Exercise instructions: Without the pictures, copy the entries below word for word.

Rows:
★ ★ ★

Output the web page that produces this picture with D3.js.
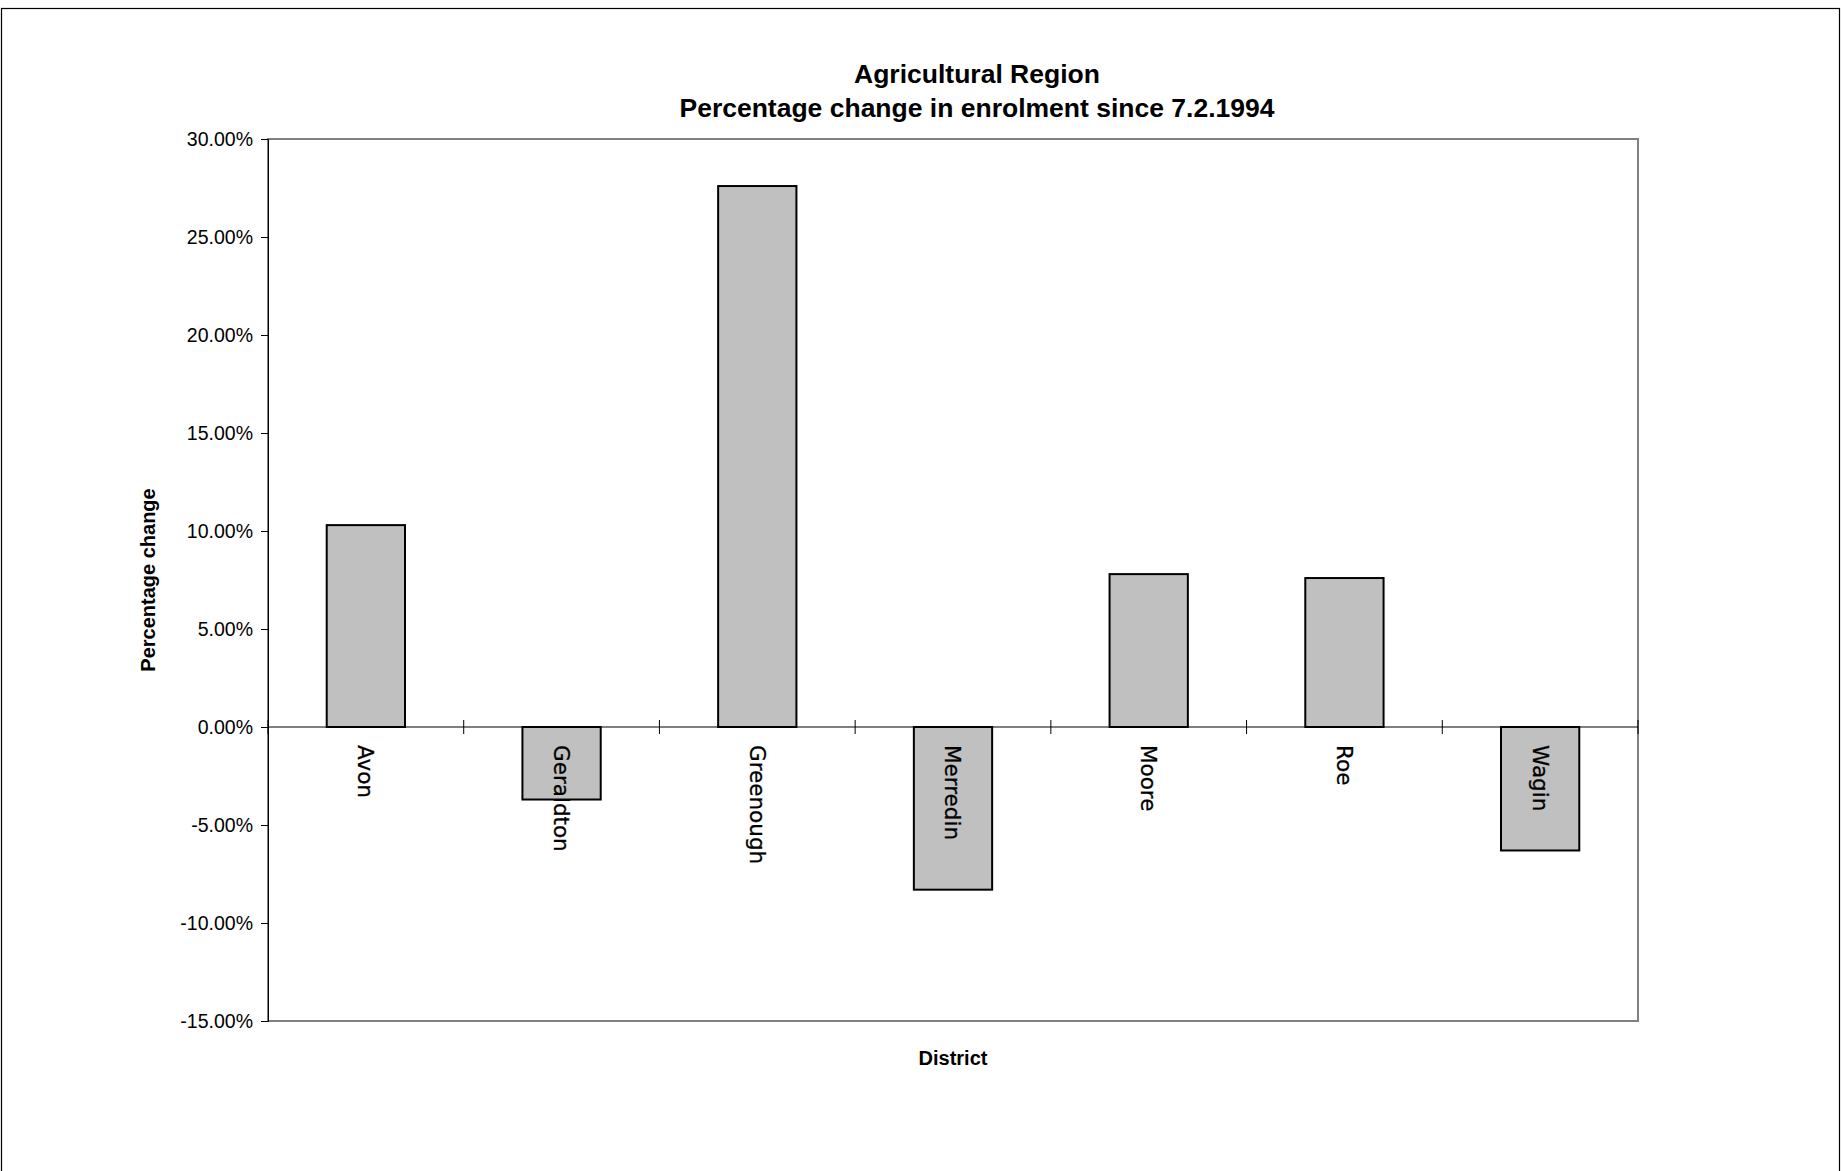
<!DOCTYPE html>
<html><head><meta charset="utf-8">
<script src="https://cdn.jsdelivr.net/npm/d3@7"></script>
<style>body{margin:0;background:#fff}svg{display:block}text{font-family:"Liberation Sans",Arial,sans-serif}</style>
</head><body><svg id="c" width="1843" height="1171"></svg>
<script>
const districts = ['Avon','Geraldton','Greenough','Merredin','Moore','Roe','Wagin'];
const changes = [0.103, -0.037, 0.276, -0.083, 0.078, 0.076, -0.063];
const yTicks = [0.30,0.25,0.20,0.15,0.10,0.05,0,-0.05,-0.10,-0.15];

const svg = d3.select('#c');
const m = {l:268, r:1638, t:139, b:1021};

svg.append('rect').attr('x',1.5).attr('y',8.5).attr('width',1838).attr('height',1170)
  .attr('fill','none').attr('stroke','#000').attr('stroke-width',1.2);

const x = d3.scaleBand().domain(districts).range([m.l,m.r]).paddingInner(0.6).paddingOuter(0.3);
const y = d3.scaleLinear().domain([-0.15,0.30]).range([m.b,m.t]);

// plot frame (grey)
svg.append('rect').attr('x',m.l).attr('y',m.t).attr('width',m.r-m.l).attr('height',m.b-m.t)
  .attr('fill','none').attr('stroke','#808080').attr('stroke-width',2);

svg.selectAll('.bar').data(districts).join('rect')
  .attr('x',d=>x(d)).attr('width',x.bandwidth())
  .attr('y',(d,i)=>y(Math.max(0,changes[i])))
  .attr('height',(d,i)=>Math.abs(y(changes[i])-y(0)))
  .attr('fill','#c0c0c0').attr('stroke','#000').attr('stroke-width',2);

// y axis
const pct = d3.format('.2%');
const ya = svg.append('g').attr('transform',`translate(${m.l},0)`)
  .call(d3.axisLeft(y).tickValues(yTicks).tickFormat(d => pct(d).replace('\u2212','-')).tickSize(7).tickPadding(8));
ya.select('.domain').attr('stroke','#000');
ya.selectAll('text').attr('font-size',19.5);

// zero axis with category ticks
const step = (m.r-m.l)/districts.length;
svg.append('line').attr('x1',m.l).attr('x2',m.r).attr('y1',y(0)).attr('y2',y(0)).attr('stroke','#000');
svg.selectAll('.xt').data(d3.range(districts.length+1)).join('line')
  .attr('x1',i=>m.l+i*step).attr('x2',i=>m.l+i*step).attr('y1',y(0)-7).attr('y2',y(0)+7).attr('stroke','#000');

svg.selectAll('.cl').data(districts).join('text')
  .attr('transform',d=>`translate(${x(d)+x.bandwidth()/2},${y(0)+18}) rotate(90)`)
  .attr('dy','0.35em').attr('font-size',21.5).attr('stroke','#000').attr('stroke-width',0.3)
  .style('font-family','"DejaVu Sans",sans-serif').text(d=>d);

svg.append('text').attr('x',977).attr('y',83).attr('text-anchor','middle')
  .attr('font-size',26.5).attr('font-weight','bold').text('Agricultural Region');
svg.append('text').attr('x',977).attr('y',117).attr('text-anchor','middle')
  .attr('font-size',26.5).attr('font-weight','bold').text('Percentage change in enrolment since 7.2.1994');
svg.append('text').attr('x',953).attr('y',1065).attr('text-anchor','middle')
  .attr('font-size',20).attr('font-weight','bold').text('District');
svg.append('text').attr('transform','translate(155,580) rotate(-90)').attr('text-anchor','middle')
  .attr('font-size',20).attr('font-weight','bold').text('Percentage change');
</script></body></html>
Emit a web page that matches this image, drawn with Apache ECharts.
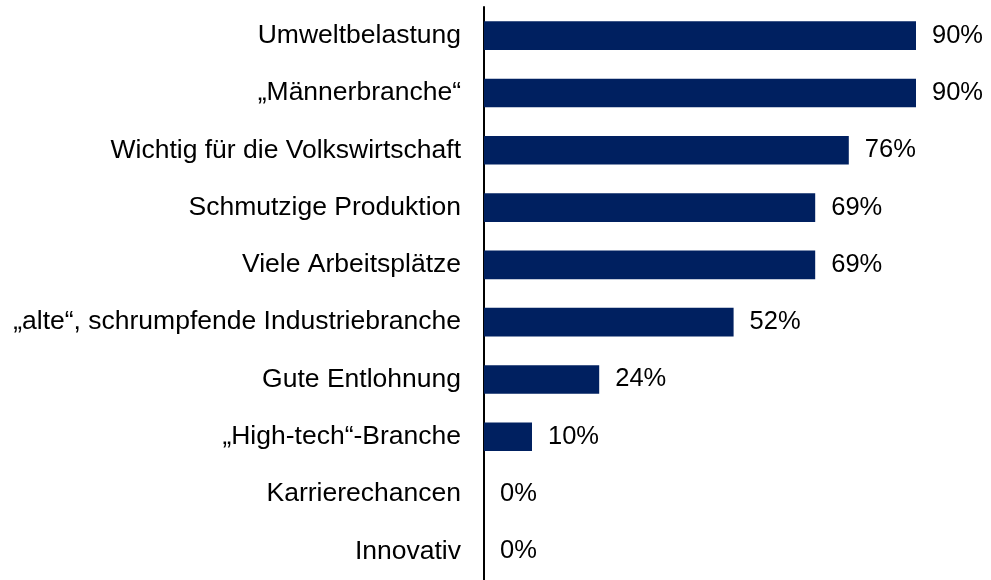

★ ★ ★

Task answer:
Output the web page that produces this picture with D3.js.
<!DOCTYPE html>
<html><head><meta charset="utf-8">
<script src="https://cdn.jsdelivr.net/npm/d3@7"></script>
<style>body{margin:0;background:#fff}svg{display:block}text{font-family:"Liberation Sans",Arial,sans-serif}</style>
</head><body><svg id="c" width="1843" height="1171"></svg>
<script>
const districts = ['Avon','Geraldton','Greenough','Merredin','Moore','Roe','Wagin'];
const changes = [0.103, -0.037, 0.276, -0.083, 0.078, 0.076, -0.063];
const yTicks = [0.30,0.25,0.20,0.15,0.10,0.05,0,-0.05,-0.10,-0.15];

const svg = d3.select('#c');
const m = {l:268, r:1638, t:139, b:1021};

svg.append('rect').attr('x',1.5).attr('y',8.5).attr('width',1838).attr('height',1170)
  .attr('fill','none').attr('stroke','#000').attr('stroke-width',1.2);

const x = d3.scaleBand().domain(districts).range([m.l,m.r]).paddingInner(0.6).paddingOuter(0.3);
const y = d3.scaleLinear().domain([-0.15,0.30]).range([m.b,m.t]);

// plot frame (grey)
svg.append('rect').attr('x',m.l).attr('y',m.t).attr('width',m.r-m.l).attr('height',m.b-m.t)
  .attr('fill','none').attr('stroke','#808080').attr('stroke-width',2);

svg.selectAll('.bar').data(districts).join('rect')
  .attr('x',d=>x(d)).attr('width',x.bandwidth())
  .attr('y',(d,i)=>y(Math.max(0,changes[i])))
  .attr('height',(d,i)=>Math.abs(y(changes[i])-y(0)))
  .attr('fill','#c0c0c0').attr('stroke','#000').attr('stroke-width',2);

// y axis
const pct = d3.format('.2%');
const ya = svg.append('g').attr('transform',`translate(${m.l},0)`)
  .call(d3.axisLeft(y).tickValues(yTicks).tickFormat(d => pct(d).replace('\u2212','-')).tickSize(7).tickPadding(8));
ya.select('.domain').attr('stroke','#000');
ya.selectAll('text').attr('font-size',19.5);

// zero axis with category ticks
const step = (m.r-m.l)/districts.length;
svg.append('line').attr('x1',m.l).attr('x2',m.r).attr('y1',y(0)).attr('y2',y(0)).attr('stroke','#000');
svg.selectAll('.xt').data(d3.range(districts.length+1)).join('line')
  .attr('x1',i=>m.l+i*step).attr('x2',i=>m.l+i*step).attr('y1',y(0)-7).attr('y2',y(0)+7).attr('stroke','#000');

svg.selectAll('.cl').data(districts).join('text')
  .attr('transform',d=>`translate(${x(d)+x.bandwidth()/2},${y(0)+18}) rotate(90)`)
  .attr('dy','0.35em').attr('font-size',21.5).attr('stroke','#000').attr('stroke-width',0.3)
  .style('font-family','"DejaVu Sans",sans-serif').text(d=>d);

svg.append('text').attr('x',977).attr('y',83).attr('text-anchor','middle')
  .attr('font-size',26.5).attr('font-weight','bold').text('Agricultural Region');
svg.append('text').attr('x',977).attr('y',117).attr('text-anchor','middle')
  .attr('font-size',26.5).attr('font-weight','bold').text('Percentage change in enrolment since 7.2.1994');
svg.append('text').attr('x',953).attr('y',1065).attr('text-anchor','middle')
  .attr('font-size',20).attr('font-weight','bold').text('District');
svg.append('text').attr('transform','translate(155,580) rotate(-90)').attr('text-anchor','middle')
  .attr('font-size',20).attr('font-weight','bold').text('Percentage change');
</script></body></html>
Emit a web page that matches this image, drawn with Apache ECharts.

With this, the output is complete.